Denomination, Abomination

by Bruce Ford

If the Episcopal Church is a "denomination," it does not matter whether people leave to join other "denominations."

But thank God, we are not a denomination. As theologian John Macquarrie wrote in the 1960s, "Anglicanism has never considered itself to be a sect or denomination originating in the sixteenth century. It continues without a break the Ecclesia Anglicana founded by St Augustine thirteen centuries and more ago, though nowadays that branch of the Church has spread far beyond the borders of England. Our present revered leader, Arthur Michael Ramsey, is reckoned the one hundredth Archbishop of Canterbury, in direct succession to Augustine himself (Ed note: Rowan Williams is the 104th)

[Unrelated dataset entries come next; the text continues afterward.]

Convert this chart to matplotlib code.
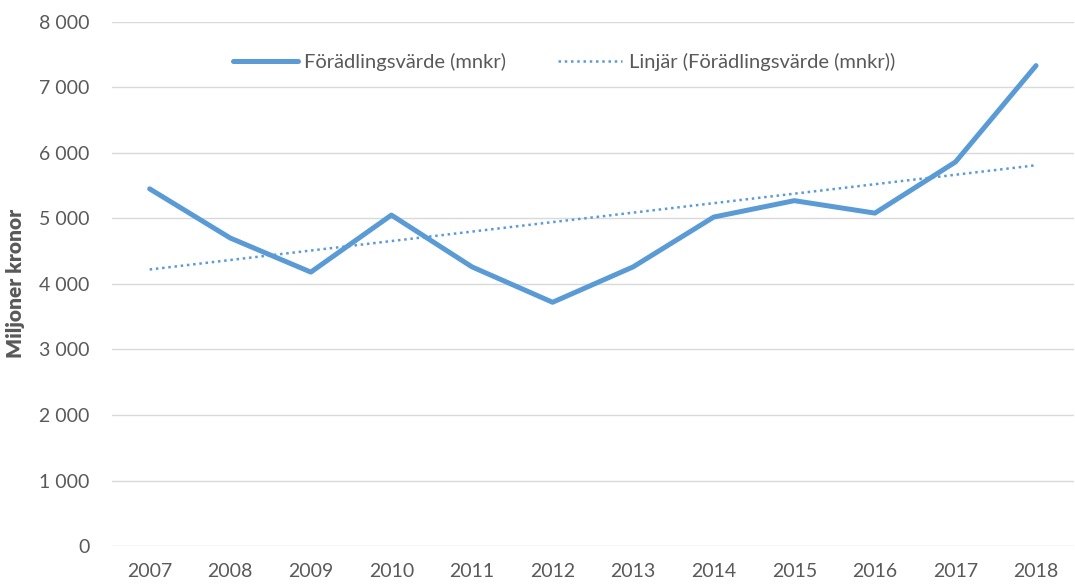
import matplotlib
matplotlib.use("Agg")
import matplotlib.pyplot as plt
import matplotlib.ticker as ticker
import numpy as np

years = [2007, 2008, 2009, 2010, 2011, 2012, 2013, 2014, 2015, 2016, 2017, 2018]
forädlingsvärde = [5450, 4700, 4180, 5050, 4260, 3720, 4260, 5020, 5270, 5080, 5860, 7330]
yticks = [0, 1000, 2000, 3000, 4000, 5000, 6000, 7000, 8000]

blue = '#5B9BD5'
grey = '#595959'
plt.rcParams['font.family'] = ['Lato', 'DejaVu Sans']

fig = plt.figure(figsize=(10.75, 5.86), dpi=100)
ax = fig.add_axes([0.104, 0.068, 0.895, 0.895])

x = np.arange(len(years))
ax.plot(x, forädlingsvärde, color=blue, linewidth=3.6, solid_capstyle='round',
        label='Förädlingsvärde (mnkr)', zorder=3)

# linear trendline, as Excel does it
k, m = np.polyfit(x, forädlingsvärde, 1)
ax.plot(x, k * x + m, color=blue, linewidth=1.8, linestyle=(0, (1, 1.5)),
        label='Linjär (Förädlingsvärde (mnkr))', zorder=2)

ax.set_xlim(-0.47, len(years) - 0.53)
ax.set_ylim(0, 8000)
ax.set_xticks(x)
ax.set_xticklabels([str(y) for y in years])
ax.set_yticks(yticks)
ax.yaxis.set_major_formatter(ticker.FuncFormatter(lambda v, p: f'{int(v):,}'.replace(',', ' ')))

ax.grid(axis='y', color='#D9D9D9', linewidth=1.0)
ax.set_axisbelow(True)
for s in ax.spines.values():
    s.set_visible(False)
ax.tick_params(length=0, labelsize=14, colors=grey)
ax.tick_params(axis='y', pad=16)
ax.tick_params(axis='x', pad=12)

ax.set_ylabel('Miljoner kronor', fontsize=15, fontweight='heavy', color=grey, labelpad=10)

ax.legend(loc='upper center', bbox_to_anchor=(0.47, 0.975), ncol=2, frameon=False,
          fontsize=14.5, labelcolor=grey, handlelength=3.2, columnspacing=2.6, handletextpad=0.3)

fig.savefig('out.png', dpi=100)
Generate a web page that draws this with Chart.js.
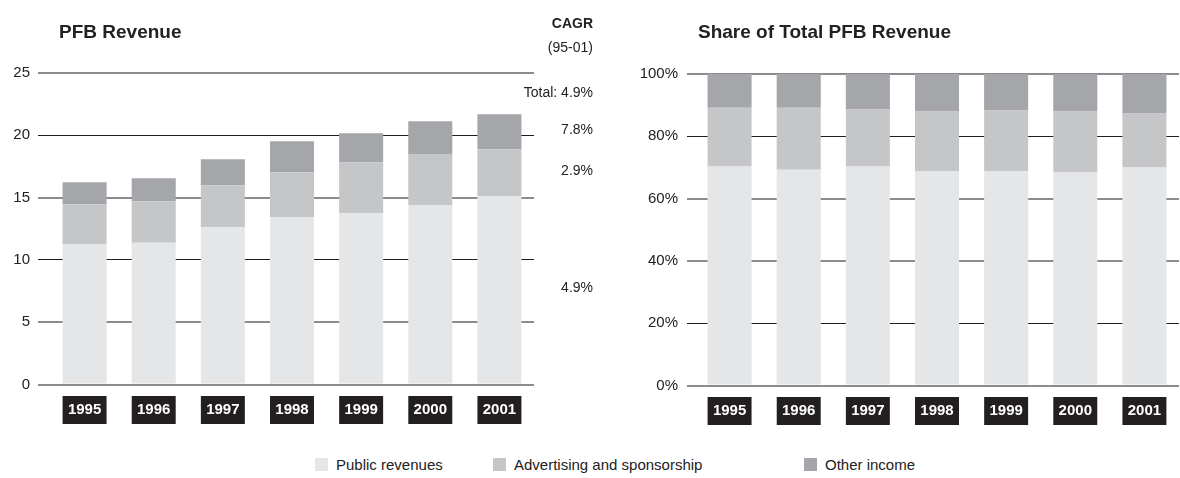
<!DOCTYPE html>
<html>
<head>
<meta charset="utf-8">
<script src="https://cdn.jsdelivr.net/npm/chart.js@4.4.1/dist/chart.umd.min.js"></script>
<style>
  body { margin: 0; background: #fff; width: 1180px; height: 478px; position: relative; overflow: hidden; font-family: 'Liberation Sans', Arial, sans-serif; color: #222; }
  canvas { position: absolute; top: 0; }
  #left { left: 0; }
  #right { left: 600px; }
  .title { position: absolute; top: 21px; font: bold 19px 'Liberation Sans', Arial, sans-serif; color: #222; }
  .cagr { position: absolute; right: 587px; top: 11px; text-align: right; font-size: 14px; line-height: 24px; }
  .legend { position: absolute; top: 456px; font-size: 15px; line-height: 18px; white-space: nowrap; }
  .legend i { display: inline-block; width: 13px; height: 13px; vertical-align: -1px; margin-right: 8px; }
</style>
</head>
<body>
<canvas id="left" width="600" height="440"></canvas>
<canvas id="right" width="580" height="440"></canvas>
<div class="title" style="left:59px">PFB Revenue</div>
<div class="title" style="left:698px">Share of Total PFB Revenue</div>
<div class="cagr"><b>CAGR</b><br>(95-01)</div>
<div id="legend"></div>
<script>
const years = ["1995", "1996", "1997", "1998", "1999", "2000", "2001"];
const seriesNames = ["Public revenues", "Advertising and sponsorship", "Other income"];
const publicRevenue = [11.26, 11.37, 12.62, 13.43, 13.75, 14.41, 15.11];
const advertising = [3.21, 3.34, 3.38, 3.61, 4.08, 4.09, 3.77];
const otherIncome = [1.77, 1.85, 2.08, 2.49, 2.34, 2.63, 2.81];
const publicShare = [70.3, 69.3, 70.3, 68.9, 68.9, 68.4, 70.0];
const advertisingShare = [18.9, 19.9, 18.3, 19.1, 19.4, 19.6, 17.3];
const otherShare = [10.8, 10.8, 11.4, 12.0, 11.7, 12.0, 12.7];
const cagrTotal = "4.9%";
const cagrBySeries = ["4.9%", "2.9%", "7.8%"];

const colors = ["#e5e6e8", "#c5c6c8", "#a5a6a9"];
const font = "'Liberation Sans', Arial, sans-serif";

document.getElementById("legend").innerHTML = seriesNames.map((name, i) =>
    `<span class="legend" style="left:${[315, 493, 804][i]}px"><i style="background:${colors[i]}"></i>${name}</span>`).join("");

const cagrPlugin = {
    id: "cagr",
    afterDraw(chart) {
        const { ctx, scales: { y } } = chart;
        const last = years.length - 1;
        const parts = [publicRevenue[last], advertising[last], otherIncome[last]];
        ctx.save();
        ctx.font = `14px ${font}`;
        ctx.fillStyle = "#222";
        ctx.textAlign = "right";
        ctx.textBaseline = "middle";
        let base = 0;
        parts.forEach((v, i) => {
            ctx.fillText(cagrBySeries[i], 593, y.getPixelForValue(base + v / 2) - 2);
            base += v;
        });
        ctx.fillText(`Total: ${cagrTotal}`, 593, y.getPixelForValue(base) - 21);
        ctx.restore();
    }
};

function makeChart(id, sets, yOpts, darkTicks, axisWidth, tickLen, padRight, padTop, xHeight) {
    return new Chart(document.getElementById(id), {
        type: "bar",
        data: {
            labels: years,
            datasets: sets.map((data, i) => ({ label: seriesNames[i], data, backgroundColor: colors[i], barPercentage: 0.637, categoryPercentage: 1 }))
        },
        options: {
            responsive: false, animation: false, devicePixelRatio: 1,
            layout: { padding: { left: 0, right: padRight, top: padTop, bottom: 0 } },
            plugins: { legend: { display: false }, tooltip: { enabled: false } },
            scales: {
                x: {
                    stacked: true,
                    grid: { display: false, drawTicks: false },
                    border: { display: false },
                    afterFit: (s) => { s.height = xHeight; },
                    ticks: {
                        padding: 16.5, color: "#fff", font: { family: font, size: 15, weight: "bold", lineHeight: 1.2 },
                        showLabelBackdrop: true, backdropColor: "#231f20", backdropPadding: { x: 5.3, y: 5 }
                    }
                },
                y: {
                    stacked: true, min: 0, ...yOpts,
                    border: { display: false },
                    afterFit: (s) => { s.width = axisWidth; },
                    grid: {
                        tickLength: tickLen,
                        color: (c) => darkTicks.includes(c.tick.value) ? "#1e1e1e" : "#8c8c8c",
                        lineWidth: (c) => darkTicks.includes(c.tick.value) ? 1 : 2
                    },
                    ticks: { ...yOpts.ticks, color: "#222", font: { family: font, size: 15 } }
                }
            }
        },
        plugins: id === "left" ? [cagrPlugin] : []
    });
}

makeChart("left", [publicRevenue, advertising, otherIncome],
    { max: 25, ticks: { stepSize: 5, padding: 8 } }, [10, 20], 50, 12, 66, 73, 55.5);
makeChart("right", [publicShare, advertisingShare, otherShare],
    { max: 100, ticks: { stepSize: 20, padding: 9, callback: (v) => v + "%" } }, [20, 80], 95, 8, 1, 74, 54.5);
</script>
</body>
</html>
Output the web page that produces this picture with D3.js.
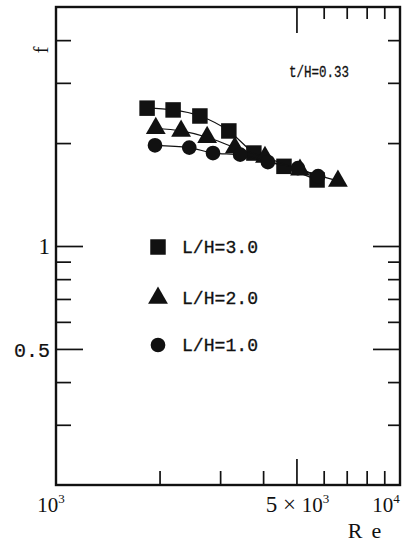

"It is often claimed that Anglicanism has no special doctrines of its own and simply follows the universal teaching of the Church. When one considers the nature of the English Reformation, one see that there is strong support for this claim. In England there was no single dominant figure, such as Luther or Calvin, who might impress upon the Church his own theological idiosyncrasies."

We have never regarded the Thirty-nine Articles in the same way that Calvinists or Lutherans have regarded their respective Confessions. When in the 1979 Prayer Book the Articles were relegated to an appendix containing "historical documents," no one raised an eyebrow. Anglicans have for centuries regarded them as nothing more.

The American Anglican Council seems intent on turning us into a "denomination" by imposing confessional norms beyond the Catholic norms to which we already subscribe.

I do not know how to assess conflicting reports about whether ECUSA is shrinking. I would be sorry to learn that it is shrinking as rapidly as some claim because I believe that, for all its defects, ECUSA represents the healthiest manifestation of Catholic Christianity in the US, and I would be sorry to learn that large numbers of people were turning their backs on it to join "denominations" or to embrace Roman Catholicism or Eastern Orthodoxy.

But even if they were, I would not necessarily blame ECUSA. I would want, of course, to know why. Often the quest for certainty about everything (which God does not offer us) leads people to embrace imagined biblical literalism, imagined papal authority, or imagined immunity to change. These fantasies are all grounded in dishonesty, dishonesty of a sort that I would never wish to see ECUSA embrace, no matter how many members it lost.

Bruce Ford is a librarian, Newark Public Library, NJ, and a member of the Pratt Institute faculty. As composer, writer, and editor, he has contributed widely to the church's service music. He is a vestryman and former senior warden, Grace Church, Newark.